Rape and other forms of sexual violence against children are human rights violations and may be serious violations of international humanitarian law. If sexual violence is committed as part of a widespread or systematic attack against a civilian population, it can be considered a war crime against humanity under the ICC Statute. Based on Security Council Resolution 1882 (2009), the Council designated sexual violence against children as a critical priority and asked the parties to the armed conflict to prepare and implement action plans to deal with it. Sexual violence is also a trigger for being in the Secretary-General’s list of parties to the conflict that commit serious violations against children.

There is special importance on protecting children and adolescents from sexual violence on articles 19 and 34 of the Convention on the Rights of the Child. Article 19 emphasizes countries have obligation to protect children against any violence, including sexual violence. According to Article 34 of the Convention, countries must explicitly undertake to protect children from any sexual exploitation and abuse.

Article 34 clearly states:

States Parties undertake to protect children against all forms of sexual abuse and exploitation. For this purpose, countries should especially take national, bilateral and multilateral measures to prevent the following:

  1. a) Encouraging or involving children to engage in any illegal sexual activities;
  2. b) Exploitative use of children in prostitution and other illegal sexual acts;
  3. c) Exploitative use of children in pornographic acts and materials.

Therefore, the government has an obligation to prevent and protect children from sexual abuse not only by state actors, but also by private actors.

What do the statistics say?

Statistics show that the number of children at risk of sexual violence today is ten times higher than in 1990. The number of children at risk fluctuates from year to year, but the upward trend is very clear. UNICEF estimates that the actual number is much higher, as the data provided only includes those confirmed through the UN’s monitoring and reporting mechanism on children in armed conflict. A process that was established in 2005 to systematically document the most serious violations and assaults against minors in conflict zones.  In recent years, we have seen that the share of armed actors who commit sexual violence in conflicts is increasing.

Relationship of sexual violence with power and abuse of power

Sexual violence is often not related to sexual desire, but rather to power, dominance, and the abuse of power. This action, which is a violation of human rights, may be carried out by various criminals such as government actors, members of non-governmental organized armed groups, peacekeeping forces, members of private military and security companies, etc.

Sexual violence is not often committed in isolation, but is combined with other offenses such as unlawful killings, recruitment of children as soldiers, destruction of property or looting. It can have numerous (direct and indirect) causes, including the atmosphere of impunity that prevails in armed conflicts.

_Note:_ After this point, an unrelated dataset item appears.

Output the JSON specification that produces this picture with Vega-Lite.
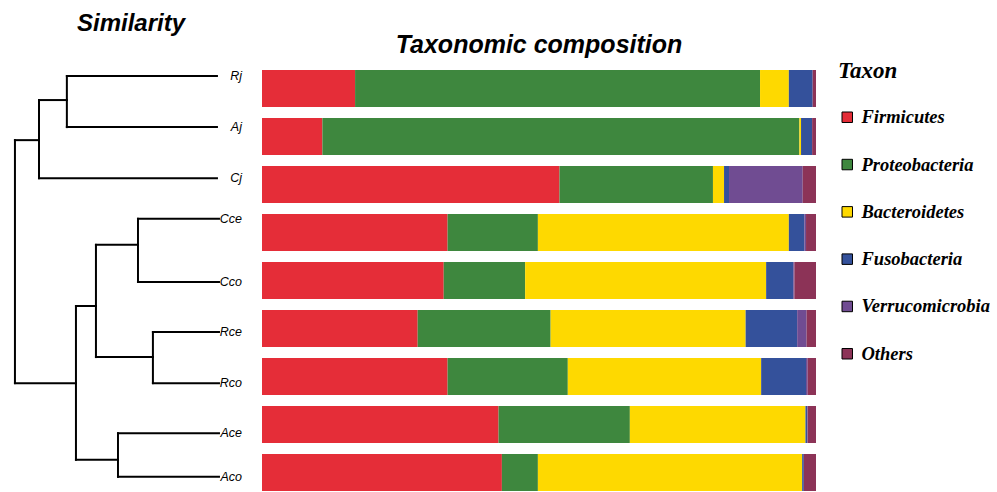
{
  "$schema": "https://vega.github.io/schema/vega-lite/v6.json",
  "padding": {"left": 0, "top": 12, "right": 0, "bottom": 0},
  "spacing": 0,
  "bounds": "flush",
  "background": "white",
  "config": {"view": {"stroke": null}, "concat": {"spacing": 0}},
  "datasets": {
    "tree": [
      {"d1": 0.743, "d2": 0, "y1": 0, "y2": 0},
      {"d1": 0.743, "d2": 0, "y1": 1.02, "y2": 1.02},
      {"d1": 0.881, "d2": 0, "y1": 2.04, "y2": 2.04},
      {"d1": 0.391, "d2": -0.01, "y1": 2.85, "y2": 2.85},
      {"d1": 0.391, "d2": -0.01, "y1": 4.11, "y2": 4.11},
      {"d1": 0.317, "d2": -0.01, "y1": 5.11, "y2": 5.11},
      {"d1": 0.317, "d2": -0.01, "y1": 6.13, "y2": 6.13},
      {"d1": 0.49, "d2": -0.01, "y1": 7.13, "y2": 7.13},
      {"d1": 0.49, "d2": -0.01, "y1": 8.0, "y2": 8.0},
      {"d1": 0.743, "d2": 0.743, "y1": 0, "y2": 1.02},
      {"d1": 0.881, "d2": 0.881, "y1": 0.48, "y2": 2.04},
      {"d1": 0.391, "d2": 0.391, "y1": 2.85, "y2": 4.11},
      {"d1": 0.317, "d2": 0.317, "y1": 5.11, "y2": 6.13},
      {"d1": 0.599, "d2": 0.599, "y1": 3.37, "y2": 5.61},
      {"d1": 0.49, "d2": 0.49, "y1": 7.13, "y2": 8.0},
      {"d1": 0.698, "d2": 0.698, "y1": 4.59, "y2": 7.66},
      {"d1": 1.0, "d2": 1.0, "y1": 1.28, "y2": 6.13},
      {"d1": 0.881, "d2": 0.743, "y1": 0.48, "y2": 0.48},
      {"d1": 1.0, "d2": 0.881, "y1": 1.28, "y2": 1.28},
      {"d1": 0.599, "d2": 0.391, "y1": 3.37, "y2": 3.37},
      {"d1": 0.599, "d2": 0.317, "y1": 5.61, "y2": 5.61},
      {"d1": 0.698, "d2": 0.599, "y1": 4.59, "y2": 4.59},
      {"d1": 0.698, "d2": 0.49, "y1": 7.66, "y2": 7.66},
      {"d1": 1.0, "d2": 0.698, "y1": 6.13, "y2": 6.13}
    ],
    "leaves": [
      {"name": "Rj", "d": 0, "y": 0},
      {"name": "Aj", "d": 0, "y": 1.02},
      {"name": "Cj", "d": 0, "y": 2.04},
      {"name": "Cce", "d": 0, "y": 2.85},
      {"name": "Cco", "d": 0, "y": 4.11},
      {"name": "Rce", "d": 0, "y": 5.11},
      {"name": "Rco", "d": 0, "y": 6.13},
      {"name": "Ace", "d": 0, "y": 7.13},
      {"name": "Aco", "d": 0, "y": 8.0}
    ],
    "comp": [
      {"sample": "Rj", "taxon": "Firmicutes", "k": 1, "value": 16.8},
      {"sample": "Rj", "taxon": "Proteobacteria", "k": 2, "value": 73.1},
      {"sample": "Rj", "taxon": "Bacteroidetes", "k": 3, "value": 5.2},
      {"sample": "Rj", "taxon": "Fusobacteria", "k": 4, "value": 4.3},
      {"sample": "Rj", "taxon": "Verrucomicrobia", "k": 5, "value": 0.0},
      {"sample": "Rj", "taxon": "Others", "k": 6, "value": 0.6},
      {"sample": "Aj", "taxon": "Firmicutes", "k": 1, "value": 10.9},
      {"sample": "Aj", "taxon": "Proteobacteria", "k": 2, "value": 86.1},
      {"sample": "Aj", "taxon": "Bacteroidetes", "k": 3, "value": 0.3},
      {"sample": "Aj", "taxon": "Fusobacteria", "k": 4, "value": 2.0},
      {"sample": "Aj", "taxon": "Verrucomicrobia", "k": 5, "value": 0.0},
      {"sample": "Aj", "taxon": "Others", "k": 6, "value": 0.7},
      {"sample": "Cj", "taxon": "Firmicutes", "k": 1, "value": 53.7},
      {"sample": "Cj", "taxon": "Proteobacteria", "k": 2, "value": 27.7},
      {"sample": "Cj", "taxon": "Bacteroidetes", "k": 3, "value": 2.0},
      {"sample": "Cj", "taxon": "Fusobacteria", "k": 4, "value": 0.9},
      {"sample": "Cj", "taxon": "Verrucomicrobia", "k": 5, "value": 13.3},
      {"sample": "Cj", "taxon": "Others", "k": 6, "value": 2.4},
      {"sample": "Cce", "taxon": "Firmicutes", "k": 1, "value": 33.5},
      {"sample": "Cce", "taxon": "Proteobacteria", "k": 2, "value": 16.3},
      {"sample": "Cce", "taxon": "Bacteroidetes", "k": 3, "value": 45.3},
      {"sample": "Cce", "taxon": "Fusobacteria", "k": 4, "value": 2.8},
      {"sample": "Cce", "taxon": "Verrucomicrobia", "k": 5, "value": 0.3},
      {"sample": "Cce", "taxon": "Others", "k": 6, "value": 1.8},
      {"sample": "Cco", "taxon": "Firmicutes", "k": 1, "value": 32.8},
      {"sample": "Cco", "taxon": "Proteobacteria", "k": 2, "value": 14.7},
      {"sample": "Cco", "taxon": "Bacteroidetes", "k": 3, "value": 43.5},
      {"sample": "Cco", "taxon": "Fusobacteria", "k": 4, "value": 4.9},
      {"sample": "Cco", "taxon": "Verrucomicrobia", "k": 5, "value": 0.2},
      {"sample": "Cco", "taxon": "Others", "k": 6, "value": 3.9},
      {"sample": "Rce", "taxon": "Firmicutes", "k": 1, "value": 28.1},
      {"sample": "Rce", "taxon": "Proteobacteria", "k": 2, "value": 24.0},
      {"sample": "Rce", "taxon": "Bacteroidetes", "k": 3, "value": 35.2},
      {"sample": "Rce", "taxon": "Fusobacteria", "k": 4, "value": 9.3},
      {"sample": "Rce", "taxon": "Verrucomicrobia", "k": 5, "value": 1.7},
      {"sample": "Rce", "taxon": "Others", "k": 6, "value": 1.7},
      {"sample": "Rco", "taxon": "Firmicutes", "k": 1, "value": 33.5},
      {"sample": "Rco", "taxon": "Proteobacteria", "k": 2, "value": 21.7},
      {"sample": "Rco", "taxon": "Bacteroidetes", "k": 3, "value": 34.9},
      {"sample": "Rco", "taxon": "Fusobacteria", "k": 4, "value": 8.1},
      {"sample": "Rco", "taxon": "Verrucomicrobia", "k": 5, "value": 0.3},
      {"sample": "Rco", "taxon": "Others", "k": 6, "value": 1.5},
      {"sample": "Ace", "taxon": "Firmicutes", "k": 1, "value": 42.7},
      {"sample": "Ace", "taxon": "Proteobacteria", "k": 2, "value": 23.7},
      {"sample": "Ace", "taxon": "Bacteroidetes", "k": 3, "value": 31.7},
      {"sample": "Ace", "taxon": "Fusobacteria", "k": 4, "value": 0.3},
      {"sample": "Ace", "taxon": "Verrucomicrobia", "k": 5, "value": 0.1},
      {"sample": "Ace", "taxon": "Others", "k": 6, "value": 1.5},
      {"sample": "Aco", "taxon": "Firmicutes", "k": 1, "value": 43.3},
      {"sample": "Aco", "taxon": "Proteobacteria", "k": 2, "value": 6.5},
      {"sample": "Aco", "taxon": "Bacteroidetes", "k": 3, "value": 47.7},
      {"sample": "Aco", "taxon": "Fusobacteria", "k": 4, "value": 0.3},
      {"sample": "Aco", "taxon": "Verrucomicrobia", "k": 5, "value": 0.0},
      {"sample": "Aco", "taxon": "Others", "k": 6, "value": 2.2}
    ]
  },
  "hconcat": [
    {
      "width": 262,
      "height": 421,
      "title": {"text": "Similarity", "font": "Liberation Sans", "fontSize": 24, "fontWeight": "bold", "fontStyle": "italic", "anchor": "middle", "offset": 34, "color": "black"},
      "layer": [
        {
          "data": {"name": "tree"},
          "mark": {"type": "rule", "strokeWidth": 2, "color": "black", "strokeCap": "square"},
          "encoding": {
            "x": {"field": "d1", "type": "quantitative", "scale": {"domain": [-0.223, 1.074], "reverse": true, "nice": false, "zero": false}, "axis": null},
            "x2": {"field": "d2"},
            "y": {"field": "y1", "type": "quantitative", "scale": {"domain": [-0.12, 8.283], "reverse": true, "nice": false, "zero": false}, "axis": null},
            "y2": {"field": "y2"}
          }
        },
        {
          "data": {"name": "leaves"},
          "mark": {"type": "text", "align": "right", "baseline": "middle", "dx": 25, "font": "Liberation Sans", "fontStyle": "italic", "fontSize": 12.5, "color": "black"},
          "encoding": {
            "x": {"field": "d", "type": "quantitative"},
            "y": {"field": "y", "type": "quantitative"},
            "text": {"field": "name"}
          }
        }
      ]
    },
    {
      "width": 554,
      "height": 421,
      "title": {"text": "Taxonomic composition", "font": "Liberation Sans", "fontSize": 25, "fontWeight": "bold", "fontStyle": "italic", "anchor": "middle", "offset": 12, "color": "black"},
      "data": {"name": "comp"},
      "mark": {"type": "bar"},
      "encoding": {
        "y": {"field": "sample", "type": "nominal", "sort": ["Rj", "Aj", "Cj", "Cce", "Cco", "Rce", "Rco", "Ace", "Aco"], "scale": {"paddingInner": 0.229, "paddingOuter": 0}, "axis": null},
        "x": {"field": "value", "type": "quantitative", "stack": "zero", "scale": {"domain": [0, 100], "nice": false}, "axis": null},
        "order": {"field": "k", "type": "quantitative", "sort": "ascending"},
        "color": {
          "field": "taxon",
          "type": "nominal",
          "sort": ["Firmicutes", "Proteobacteria", "Bacteroidetes", "Fusobacteria", "Verrucomicrobia", "Others"],
          "scale": {
            "domain": ["Firmicutes", "Proteobacteria", "Bacteroidetes", "Fusobacteria", "Verrucomicrobia", "Others"],
            "range": ["#e52d38", "#3e873e", "#fed900", "#34519b", "#704c92", "#8c3357"]
          },
          "legend": {
            "title": "Taxon",
            "orient": "none",
            "legendX": 838,
            "legendY": -10,
            "titleFont": "Liberation Serif",
            "titleFontSize": 23,
            "titleFontWeight": "bold",
            "titleFontStyle": "italic",
            "titleColor": "black",
            "titlePadding": 25,
            "titleAnchor": "start",
            "labelFont": "Liberation Serif",
            "labelFontSize": 18.5,
            "labelFontWeight": "bold",
            "labelFontStyle": "italic",
            "labelColor": "black",
            "labelOffset": 5,
            "symbolType": "square",
            "symbolSize": 110,
            "symbolStrokeColor": "black",
            "symbolStrokeWidth": 1,
            "symbolOpacity": 1,
            "rowPadding": 28.3
          }
        }
      }
    }
  ]
}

Research also shows that non-state armed groups that employ children perpetrate higher levels of sexual violence and it is seen as a form of socialization in an armed group, a tool for building group cohesion and bonds of loyalty. Some studies also show that non-state armed groups trained by governments are more likely to commit sexual violence and show how this violence can spread among armed actors as a normal “practice”. As a conclusion, it can be said that attention to sexual violence has now opened its place in international law and international humanitarian law and the procedure of international courts. Many armed groups are also monitored by international organizations in this area, including the United Nations.